◆ **GIVEN INSTRUCTION**:
From the listing that follows, extract every line and set it down unaltered.

◆ **RAW DATA**:
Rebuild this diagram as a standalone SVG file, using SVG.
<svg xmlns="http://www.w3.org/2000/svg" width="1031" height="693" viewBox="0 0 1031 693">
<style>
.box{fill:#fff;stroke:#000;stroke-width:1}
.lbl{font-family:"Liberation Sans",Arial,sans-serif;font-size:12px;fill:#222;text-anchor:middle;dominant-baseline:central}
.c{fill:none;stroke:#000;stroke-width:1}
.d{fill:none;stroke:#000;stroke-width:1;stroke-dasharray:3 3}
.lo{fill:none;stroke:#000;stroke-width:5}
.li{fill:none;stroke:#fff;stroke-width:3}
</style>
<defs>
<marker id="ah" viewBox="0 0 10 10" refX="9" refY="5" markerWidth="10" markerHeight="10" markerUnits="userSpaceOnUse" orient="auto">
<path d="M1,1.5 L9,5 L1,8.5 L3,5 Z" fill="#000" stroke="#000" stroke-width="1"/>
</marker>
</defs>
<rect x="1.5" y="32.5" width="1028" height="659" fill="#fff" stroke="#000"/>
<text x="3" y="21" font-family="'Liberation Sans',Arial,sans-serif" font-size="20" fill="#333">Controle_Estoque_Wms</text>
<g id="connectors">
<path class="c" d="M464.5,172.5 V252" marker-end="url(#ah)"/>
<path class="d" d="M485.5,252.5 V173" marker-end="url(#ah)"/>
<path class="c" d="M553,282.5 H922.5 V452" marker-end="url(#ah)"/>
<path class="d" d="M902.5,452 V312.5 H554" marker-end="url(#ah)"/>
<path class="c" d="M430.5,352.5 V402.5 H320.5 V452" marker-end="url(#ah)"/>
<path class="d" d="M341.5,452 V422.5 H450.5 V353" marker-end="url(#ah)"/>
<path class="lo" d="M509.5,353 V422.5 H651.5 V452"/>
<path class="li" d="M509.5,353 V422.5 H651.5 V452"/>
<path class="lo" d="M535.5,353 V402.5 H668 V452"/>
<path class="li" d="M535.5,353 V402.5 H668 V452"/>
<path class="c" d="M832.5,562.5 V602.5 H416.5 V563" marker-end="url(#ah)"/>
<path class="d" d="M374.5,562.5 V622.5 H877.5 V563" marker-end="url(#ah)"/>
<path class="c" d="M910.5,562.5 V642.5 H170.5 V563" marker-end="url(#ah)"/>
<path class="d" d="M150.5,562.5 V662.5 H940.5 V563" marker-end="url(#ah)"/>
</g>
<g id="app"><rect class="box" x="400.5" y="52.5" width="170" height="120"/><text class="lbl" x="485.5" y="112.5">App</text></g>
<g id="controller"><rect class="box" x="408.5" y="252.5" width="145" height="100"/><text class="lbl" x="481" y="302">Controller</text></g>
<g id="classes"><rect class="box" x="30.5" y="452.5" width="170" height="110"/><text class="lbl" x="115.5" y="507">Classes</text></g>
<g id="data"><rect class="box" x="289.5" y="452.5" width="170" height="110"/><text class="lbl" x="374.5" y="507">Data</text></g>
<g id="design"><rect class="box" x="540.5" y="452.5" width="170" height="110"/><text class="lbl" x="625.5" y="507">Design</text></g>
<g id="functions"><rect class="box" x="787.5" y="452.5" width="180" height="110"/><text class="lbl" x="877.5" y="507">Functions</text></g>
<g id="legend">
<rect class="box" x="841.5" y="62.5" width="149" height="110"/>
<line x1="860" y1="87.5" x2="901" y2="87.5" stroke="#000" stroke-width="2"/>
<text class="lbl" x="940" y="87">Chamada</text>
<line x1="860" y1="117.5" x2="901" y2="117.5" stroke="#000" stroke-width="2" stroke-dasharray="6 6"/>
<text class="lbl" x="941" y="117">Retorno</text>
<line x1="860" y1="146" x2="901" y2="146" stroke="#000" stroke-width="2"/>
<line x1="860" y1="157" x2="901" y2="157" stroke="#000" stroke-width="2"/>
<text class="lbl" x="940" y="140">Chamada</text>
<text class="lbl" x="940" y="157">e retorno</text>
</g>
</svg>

◆ **WRITTEN ANSWER**:
Rebuild this diagram as a standalone SVG file, using SVG.
<svg xmlns="http://www.w3.org/2000/svg" width="1031" height="693" viewBox="0 0 1031 693">
<style>
.box{fill:#fff;stroke:#000;stroke-width:1}
.lbl{font-family:"Liberation Sans",Arial,sans-serif;font-size:12px;fill:#222;text-anchor:middle;dominant-baseline:central}
.c{fill:none;stroke:#000;stroke-width:1}
.d{fill:none;stroke:#000;stroke-width:1;stroke-dasharray:3 3}
.lo{fill:none;stroke:#000;stroke-width:5}
.li{fill:none;stroke:#fff;stroke-width:3}
</style>
<defs>
<marker id="ah" viewBox="0 0 10 10" refX="9" refY="5" markerWidth="10" markerHeight="10" markerUnits="userSpaceOnUse" orient="auto">
<path d="M1,1.5 L9,5 L1,8.5 L3,5 Z" fill="#000" stroke="#000" stroke-width="1"/>
</marker>
</defs>
<rect x="1.5" y="32.5" width="1028" height="659" fill="#fff" stroke="#000"/>
<text x="3" y="21" font-family="'Liberation Sans',Arial,sans-serif" font-size="20" fill="#333">Controle_Estoque_Wms</text>
<g id="connectors">
<path class="c" d="M464.5,172.5 V252" marker-end="url(#ah)"/>
<path class="d" d="M485.5,252.5 V173" marker-end="url(#ah)"/>
<path class="c" d="M553,282.5 H922.5 V452" marker-end="url(#ah)"/>
<path class="d" d="M902.5,452 V312.5 H554" marker-end="url(#ah)"/>
<path class="c" d="M430.5,352.5 V402.5 H320.5 V452" marker-end="url(#ah)"/>
<path class="d" d="M341.5,452 V422.5 H450.5 V353" marker-end="url(#ah)"/>
<path class="lo" d="M509.5,353 V422.5 H651.5 V452"/>
<path class="li" d="M509.5,353 V422.5 H651.5 V452"/>
<path class="lo" d="M535.5,353 V402.5 H668 V452"/>
<path class="li" d="M535.5,353 V402.5 H668 V452"/>
<path class="c" d="M832.5,562.5 V602.5 H416.5 V563" marker-end="url(#ah)"/>
<path class="d" d="M374.5,562.5 V622.5 H877.5 V563" marker-end="url(#ah)"/>
<path class="c" d="M910.5,562.5 V642.5 H170.5 V563" marker-end="url(#ah)"/>
<path class="d" d="M150.5,562.5 V662.5 H940.5 V563" marker-end="url(#ah)"/>
</g>
<g id="app"><rect class="box" x="400.5" y="52.5" width="170" height="120"/><text class="lbl" x="485.5" y="112.5">App</text></g>
<g id="controller"><rect class="box" x="408.5" y="252.5" width="145" height="100"/><text class="lbl" x="481" y="302">Controller</text></g>
<g id="classes"><rect class="box" x="30.5" y="452.5" width="170" height="110"/><text class="lbl" x="115.5" y="507">Classes</text></g>
<g id="data"><rect class="box" x="289.5" y="452.5" width="170" height="110"/><text class="lbl" x="374.5" y="507">Data</text></g>
<g id="design"><rect class="box" x="540.5" y="452.5" width="170" height="110"/><text class="lbl" x="625.5" y="507">Design</text></g>
<g id="functions"><rect class="box" x="787.5" y="452.5" width="180" height="110"/><text class="lbl" x="877.5" y="507">Functions</text></g>
<g id="legend">
<rect class="box" x="841.5" y="62.5" width="149" height="110"/>
<line x1="860" y1="87.5" x2="901" y2="87.5" stroke="#000" stroke-width="2"/>
<text class="lbl" x="940" y="87">Chamada</text>
<line x1="860" y1="117.5" x2="901" y2="117.5" stroke="#000" stroke-width="2" stroke-dasharray="6 6"/>
<text class="lbl" x="941" y="117">Retorno</text>
<line x1="860" y1="146" x2="901" y2="146" stroke="#000" stroke-width="2"/>
<line x1="860" y1="157" x2="901" y2="157" stroke="#000" stroke-width="2"/>
<text class="lbl" x="940" y="140">Chamada</text>
<text class="lbl" x="940" y="157">e retorno</text>
</g>
</svg>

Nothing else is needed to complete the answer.